While Bernie was right about the R2K, what few Congressmen would ask (except Ron Paul every chance he had) was what was the downside? The reason they don't want to ask about the downside is the answer would point squarely at their out of control spending. China went from the primary holder of US debt to a secondary holder as the F_E_D absorbed what China was no longer willing to pick up at auctions; the F_E_D who is barred from participating in primary auctions found a simple way around the law, have the Primary Dealers like Goldman Sachs and roughly 45 others including John Corzine's  now defunct MF Global (Remember that? If you had an account with MF Global and lost all of your holdings through re-hypothecation, you remember... *Read your broker agreement, I can almost guarantee you have signed a document allowing your broker to do the exact same thing). The process was called Permanent Open Market Operations or POMO in which the PD's picked up whatever wasn't sold and in many cases they held the Treasuries for a week or two and then flipped them to the F_E_D through the secondary market and made billions on each POMO day which was risk free/free money that went in to the market to bid up any and all risk assets.

The downside (other than what has already been mentioned)?
All risk assets were bid up like commodities in green or the R2K in red; the scam is easy, as a PD like GS you buy Treasuries at auction, hold them for a short period with no risk and then flip them to the F_E_D at insane profits and the same day put those profits in to a self-fullfilling prophecy/market, just inflation started to hurt average Americans and companies as well as Emerging Markets (remember how they were supposed to be the next big thing until Bernie flooded them with inflation as the US's primary export?). You may also remember some of the big Wall Street firms had quarters in which they didn't have a single losing trading day.

So why end the party?
Commodity inflation entered the manufacturing base and every other corner of the economy and input costs sky-rocketed while profit margins were squeezed.

In the red box you can see what has happened since no QE3 followed up the end of QE2, commodities have sunk while the market has remained hopeful that at the next meeting (not literally as in next week, but every next meeting since QE2 ended) the F_E_D would announce QE3 and it's simply wash, rinse, repeat-second verse same as the first.

Gold is the reflection of those hopes as gold is the single biggest beneficiary of Quantitative Easing (When fiat currency depreciates, people move assets in to gold).

Higher gold prices as you can see are not new to the QE cycle, but if yo apply a Rate of Change indicator, you can see the only time the ROC for gold was stable and growing was during the F_E_D's easing, as soon as QE2 ended look at the ROC for gold.
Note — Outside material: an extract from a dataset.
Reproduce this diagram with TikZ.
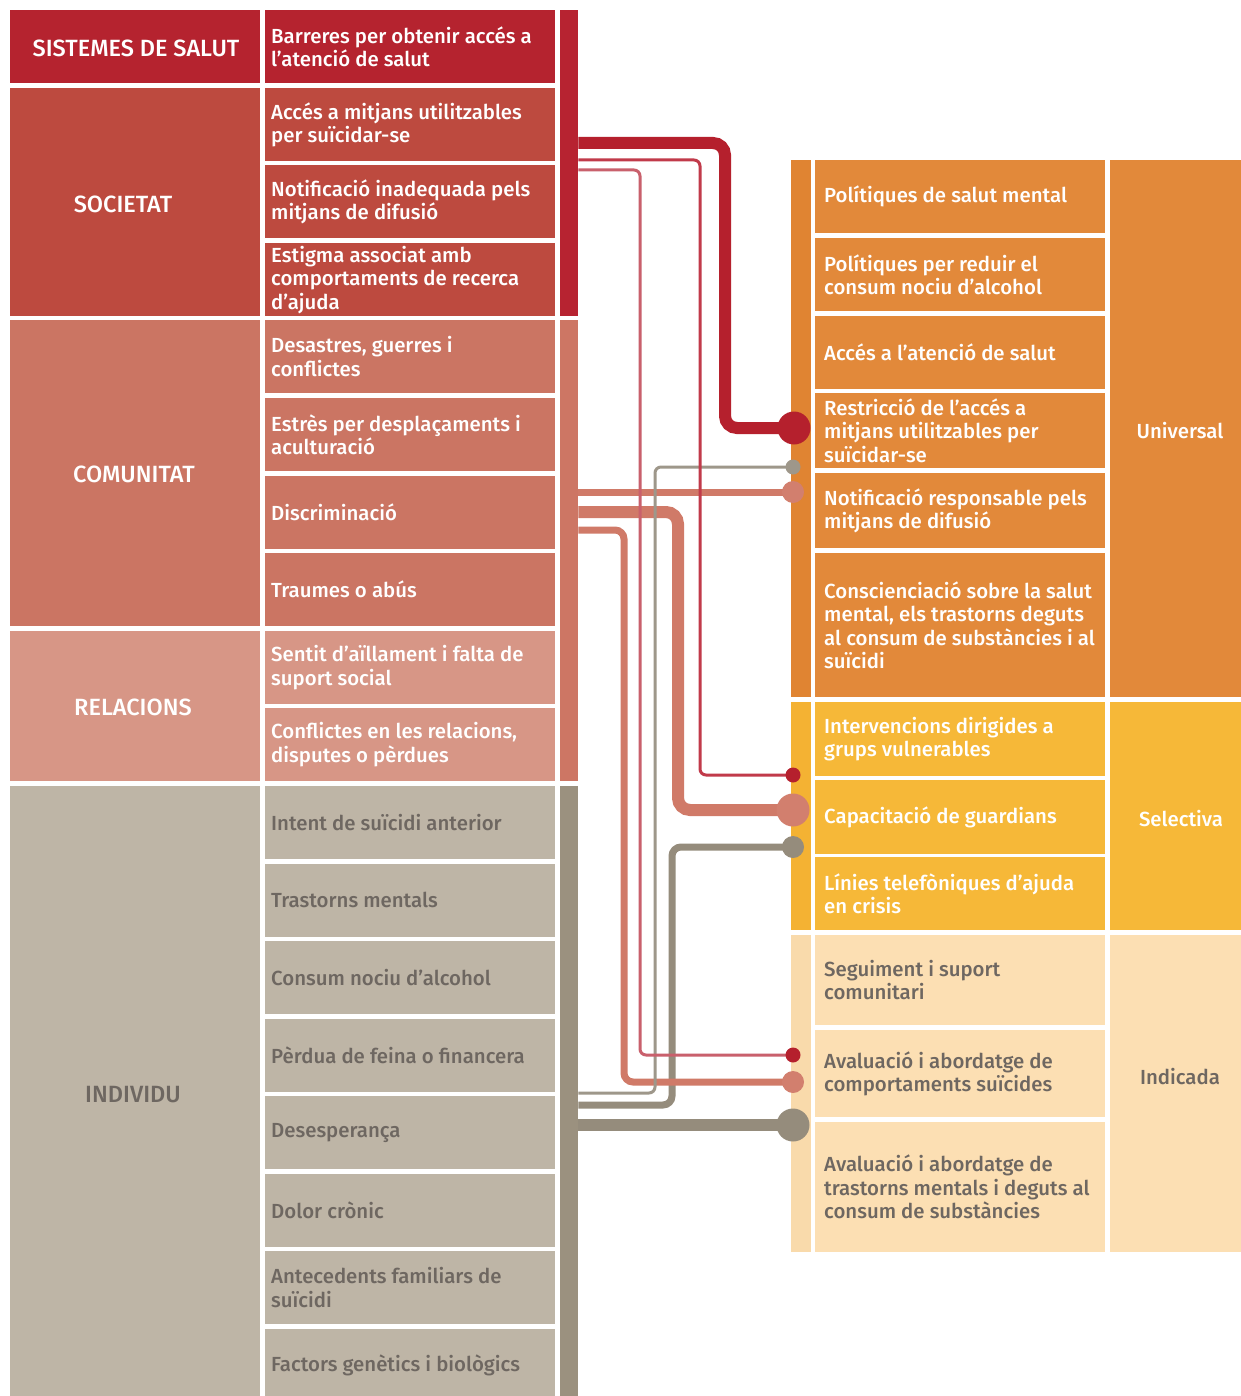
\documentclass[tikz,border=0pt]{standalone}
\usepackage{fontspec}
\setmainfont{Fira Sans}[UprightFont={* Medium}]
\definecolor{cSys}{HTML}{B5232F}
\definecolor{cSoc}{HTML}{BD4A3F}
\definecolor{cCom}{HTML}{CB7563}
\definecolor{cRel}{HTML}{D79686}
\definecolor{cInd}{HTML}{BEB5A6}
\definecolor{sTop}{HTML}{B72331}
\definecolor{sMid}{HTML}{CD7664}
\definecolor{sBot}{HTML}{9B917F}
\definecolor{cUni}{HTML}{E2893A}
\definecolor{cSel}{HTML}{F6B838}
\definecolor{cIdc}{HTML}{FCDFB3}
\definecolor{rsUni}{HTML}{E08432}
\definecolor{rsSel}{HTML}{F4B233}
\definecolor{rsIdc}{HTML}{F9DAAB}
\definecolor{tGray}{HTML}{6E6761}
\definecolor{lRed}{HTML}{B5202D}
\definecolor{lRedA}{HTML}{C13A4A}
\definecolor{lRedB}{HTML}{C9606C}
\definecolor{lSal}{HTML}{D07A68}
\definecolor{dSal}{HTML}{D27F6E}
\definecolor{lGrayT}{HTML}{9E978A}
\definecolor{lGray}{HTML}{958C7C}
\newcommand\itemfont{\fontsize{20.4}{23.5}\selectfont}
\newcommand\grpfont{\fontsize{23.5}{27}\selectfont}
\tikzset{
  cellbox/.style={inner sep=0pt, minimum width=290pt, anchor=north west},
  celltext/.style={inner sep=0pt, align=left, anchor=west, font=\itemfont},
  grpbox/.style={inner sep=0pt, minimum width=250pt, minimum height=#1, anchor=north west},
  rgrpbox/.style={inner sep=0pt, minimum width=140pt, minimum height=#1, anchor=north west},
  stripebox/.style={inner sep=0pt, minimum width=#1, anchor=north west},
  glabel/.style={font=\grpfont, text=white, inner sep=0pt},
  rlabel/.style={font=\itemfont, text=white, inner sep=0pt},
  conthick/.style={line width=12pt, rounded corners=12pt},
  conmed/.style={line width=7pt, rounded corners=9pt},
  conthin/.style={line width=3pt, rounded corners=6pt},
  dotS/.style={circle, inner sep=0pt, minimum size=15pt},
  dotM/.style={circle, inner sep=0pt, minimum size=22pt},
  dotL/.style={circle, inner sep=0pt, minimum size=33pt},
}
% #1 name, #2 x, #3 y(top), #4 height, #5 fill, #6 text colour, #7 left pad, #8 text
\newcommand\mkcell[8]{%
  \node[cellbox, minimum height=#4, fill=#5] (#1) at (#2,#3) {};
  \node[celltext, text=#6] (#1t) at ([xshift=#7]#1.west) {#8};}
\begin{document}
\begin{tikzpicture}[x=1pt,y=-1pt]
\useasboundingbox (0,0) rectangle (1240,1396);
\fill[white] (0,0) rectangle (1240,1396);
% ---- left groups
\node[grpbox=73pt, fill=cSys] (gSys) at (10,10) {};
\node[grpbox=228pt, fill=cSoc] (gSoc) at (10,88) {};
\node[grpbox=306pt, fill=cCom] (gCom) at (10,320) {};
\node[grpbox=150pt, fill=cRel] (gRel) at (10,631) {};
\node[grpbox=620pt, fill=cInd] (gInd) at (10,786) {};
\node[glabel] (gSysT) at (136,48) {SISTEMES DE SALUT};
\node[glabel] (gSocT) at (123,204) {SOCIETAT};
\node[glabel] (gComT) at (134,474) {COMUNITAT};
\node[glabel] (gRelT) at (133,707) {RELACIONS};
\node[glabel, text=tGray] (gIndT) at (133,1095) {INDIVIDU};
% ---- left stripes
\node[stripebox=18pt, minimum height=306pt, fill=sTop] (lsTop) at (560,10) {};
\node[stripebox=18pt, minimum height=461pt, fill=sMid] (lsMid) at (560,320) {};
\node[stripebox=18pt, minimum height=620pt, fill=sBot] (lsBot) at (560,786) {};
% ---- left items
\mkcell{l1}{265}{10}{73pt}{cSys}{white}{6pt}{Barreres per obtenir accés a\\l’atenció de salut}
\mkcell{l2}{265}{88}{73pt}{cSoc}{white}{6pt}{Accés a mitjans utilitzables\\per suïcidar-se}
\mkcell{l3}{265}{165}{73pt}{cSoc}{white}{6pt}{Notificació inadequada pels\\mitjans de difusió}
\mkcell{l4}{265}{243}{73pt}{cSoc}{white}{6pt}{Estigma associat amb\\comportaments de recerca\\d’ajuda}
\mkcell{l5}{265}{320}{73pt}{cCom}{white}{6pt}{Desastres, guerres i\\conflictes}
\mkcell{l6}{265}{398}{73pt}{cCom}{white}{6pt}{Estrès per desplaçaments i\\aculturació}
\mkcell{l7}{265}{475.5}{73pt}{cCom}{white}{6pt}{Discriminació}
\mkcell{l8}{265}{553}{73pt}{cCom}{white}{6pt}{Traumes o abús}
\mkcell{l9}{265}{631}{73pt}{cRel}{white}{6pt}{Sentit d’aïllament i falta de\\suport social}
\mkcell{l10}{265}{708}{73pt}{cRel}{white}{6pt}{Conflictes en les relacions,\\disputes o pèrdues}
\mkcell{l11}{265}{786}{73pt}{cInd}{tGray}{6pt}{Intent de suïcidi anterior}
\mkcell{l12}{265}{863.5}{73pt}{cInd}{tGray}{6pt}{Trastorns mentals}
\mkcell{l13}{265}{941}{73pt}{cInd}{tGray}{6pt}{Consum nociu d’alcohol}
\mkcell{l14}{265}{1018.5}{73pt}{cInd}{tGray}{6pt}{Pèrdua de feina o financera}
\mkcell{l15}{265}{1096}{73pt}{cInd}{tGray}{6pt}{Desesperança}
\mkcell{l16}{265}{1173.5}{73pt}{cInd}{tGray}{6pt}{Dolor crònic}
\mkcell{l17}{265}{1251}{73pt}{cInd}{tGray}{6pt}{Antecedents familiars de\\suïcidi}
\mkcell{l18}{265}{1328.5}{73pt}{cInd}{tGray}{6pt}{Factors genètics i biològics}
% ---- right groups
\node[rgrpbox=537pt, fill=cUni] (gUni) at (1110,160) {};
\node[rgrpbox=228pt, fill=cSel] (gSel) at (1110,702) {};
\node[rgrpbox=317pt, fill=cIdc] (gIdc) at (1110,935) {};
\node[rlabel] (gUniT) at (1180,431) {Universal};
\node[rlabel] (gSelT) at (1181,819) {Selectiva};
\node[rlabel, text=tGray] (gIdcT) at (1180,1077) {Indicada};
% ---- right stripes
\node[stripebox=20pt, minimum height=537pt, fill=rsUni] (rsU) at (791,160) {};
\node[stripebox=20pt, minimum height=228pt, fill=rsSel] (rsS) at (791,702) {};
\node[stripebox=20pt, minimum height=317pt, fill=rsIdc] (rsI) at (791,935) {};
% ---- right items
\mkcell{r1}{815}{160}{73pt}{cUni}{white}{9pt}{Polítiques de salut mental}
\mkcell{r2}{815}{238}{73pt}{cUni}{white}{9pt}{Polítiques per reduir el\\consum nociu d’alcohol}
\mkcell{r3}{815}{316}{73pt}{cUni}{white}{9pt}{Accés a l’atenció de salut}
\mkcell{r4}{815}{393}{75pt}{cUni}{white}{9pt}{Restricció de l’accés a\\mitjans utilitzables per\\suïcidar-se}
\mkcell{r5}{815}{473}{75pt}{cUni}{white}{9pt}{Notificació responsable pels\\mitjans de difusió}
\mkcell{r6}{815}{553}{144pt}{cUni}{white}{9pt}{Conscienciació sobre la salut\\mental, els trastorns deguts\\al consum de substàncies i al\\suïcidi}
\mkcell{r7}{815}{702}{74pt}{cSel}{white}{9pt}{Intervencions dirigides a\\grups vulnerables}
\mkcell{r8}{815}{780}{74pt}{cSel}{white}{9pt}{Capacitació de guardians}
\mkcell{r9}{815}{857}{73pt}{cSel}{white}{9pt}{Línies telefòniques d’ajuda\\en crisis}
\mkcell{r10}{815}{935}{90pt}{cIdc}{tGray}{9pt}{Seguiment i suport\\comunitari}
\mkcell{r11}{815}{1030}{87pt}{cIdc}{tGray}{9pt}{Avaluació i abordatge de\\comportaments suïcides}
\mkcell{r12}{815}{1122}{130pt}{cIdc}{tGray}{9pt}{Avaluació i abordatge de\\trastorns mentals i deguts al\\consum de substàncies}
% ---- end points of connectors
\coordinate (pA) at (794,428);
\coordinate (pB) at (793,467);
\coordinate (pC) at (793,492);
\coordinate (pD) at (793,775);
\coordinate (pE) at (793,810);
\coordinate (pF) at (793,847);
\coordinate (pG) at (793,1055);
\coordinate (pH) at (793,1082);
\coordinate (pI) at (793,1125);
% ---- connectors
\draw[conthick, lGray] (lsBot.east |- 0,1125) -- (pI);
\draw[conmed, lGray] (lsBot.east |- 0,1105) -| ([xshift=-121pt]pF) -- (pF);
\draw[conmed, lSal] (lsMid.east |- 0,492) -- (pC);
\draw[conthick, lSal] (lsMid.east |- 0,512) -| ([xshift=-115pt]pE) -- (pE);
\draw[conmed, lSal] (lsMid.east |- 0,530) -| ([xshift=-169pt]pH) -- (pH);
\draw[conthin, lGrayT] (lsBot.east |- 0,1093) -| ([xshift=-138pt]pB) -- (pB);
\draw[conthin, lRedB] (lsTop.east |- 0,170) -| ([xshift=-153pt]pG) -- (pG);
\draw[conthin, lRedA] (lsTop.east |- 0,160) -| ([xshift=-93pt]pD) -- (pD);
\draw[conthick, lRed] (lsTop.east |- 0,143) -| ([xshift=-69pt]pA) -- (pA);
% ---- end dots
\node[dotL, fill=lRed] (dA) at (pA) {};
\node[dotS, fill=lGrayT] (dB) at (pB) {};
\node[dotM, fill=dSal] (dC) at (pC) {};
\node[dotS, fill=lRed] (dD) at (pD) {};
\node[dotL, fill=dSal] (dE) at (pE) {};
\node[dotM, fill=lGray] (dF) at (pF) {};
\node[dotS, fill=lRed] (dG) at (pG) {};
\node[dotM, fill=dSal] (dH) at (pH) {};
\node[dotL, fill=lGray] (dI) at (pI) {};
\end{tikzpicture}
\end{document}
Now gold reflects the hopes for more QE, HOPES! Gold has essentially become a sentiment indicator for the probability of more easing, case in point was VERY obvious today on the leaked NFP number out at 8:30 a.m. today.

 It turns out 3C works pretty well with gold futures, you can see here, to the right is accumulation on a leaked NFP number before the report.

 The NFP came in horrible, for those looking for QE, this is GREAT news and it was reflected in gold as it jumped immediately at 8:30 on the lousy NFP report, but all may not be what it seems as the day wore on. For larger players, they probably understand the gold/macro economic relationship, they probably also understand QE this year is highly unlikely, but there's no reason they can't still ride the gravy train as it appears they did today.

Gold Futures on a longer, more important 3C timeframe, accumulation on a leaked NFP (something the BLS has already admitted is a problem) and distribution in to the move up; note where the first negative 3C divergence is...RIGHT AT THE HIGHS.

As for GLD...
At the blue arrow we had a huge trade in GLD, you can read a bit about it from back then in this post from June 1. This was a 4% 1 day move and about 6% overall, but many of you used calls and made over 100%.

This 4 hour chart shows where the positive divergence was that led us in to the trade, although it showed up in 2 days on an hourly chart. I figured GLD would pullback to the $150 area and then head significantly higher, but since thinking that first Draghi jawboned the market higher with promises of not letting the Euro fail, the next week was an ECB meeting in which he did a lot of talking, but punted, then Jackson Hole in which everyone hoped for a 2010 repeat, but Bernie punted to Congress and this week the ECB bond buying program that is inherently and purposefully flawed so it will seee very little light of day, but the head line was enough to send the market higher yesterday with Gold, yet no follow through in the market today. This 4 hour chart is also (along with the gold futures) showing distribution in GLD, why?

The F_O_M_C is coming up next week, but why I believe with conviction that there will be no QE3 (other than Bernie's less than inspiring Jackson Hole comments), this simple chart...

16 countries that have reported Manufacturing PMI including the US, the Euro-zone, China, Japan, etc have ALL come in below 50, which means contraction in manufacturing; that's 100% of the countries that have reported over the last week or so (many in contraction for multiple months). Of all of the countries we have data on in the world, 80% are in contraction below 50.

When US Manufacturing ISM was released this week, other than being in contraction, one of the key take aways was even with commodities much cheaper now, their input costs are rising. For the average American, food and gas are rising, as a matter of fact, I believe gas hit a new historical high mid-week.

So if you ask what would keep the F_O_M_C from QE3, there it is.

Smart money seems to have this figured out and I'm pretty certain that by the time the F_O_M_C passes or even before, gold is going to be lower.

When we consider the only thing that has propped up the markets, the hopes for more QE, then we also have a problem there. It seems smart money knows this and has known it for some time, at least that's what the charts would indicate, so why not sell at the best prices possible before September and then January redemptions come in on the 89% of hedge funds under-performing the SPX?

Have a great weekend, obviously I have some other thoughts, particularly on the ECB and market charts.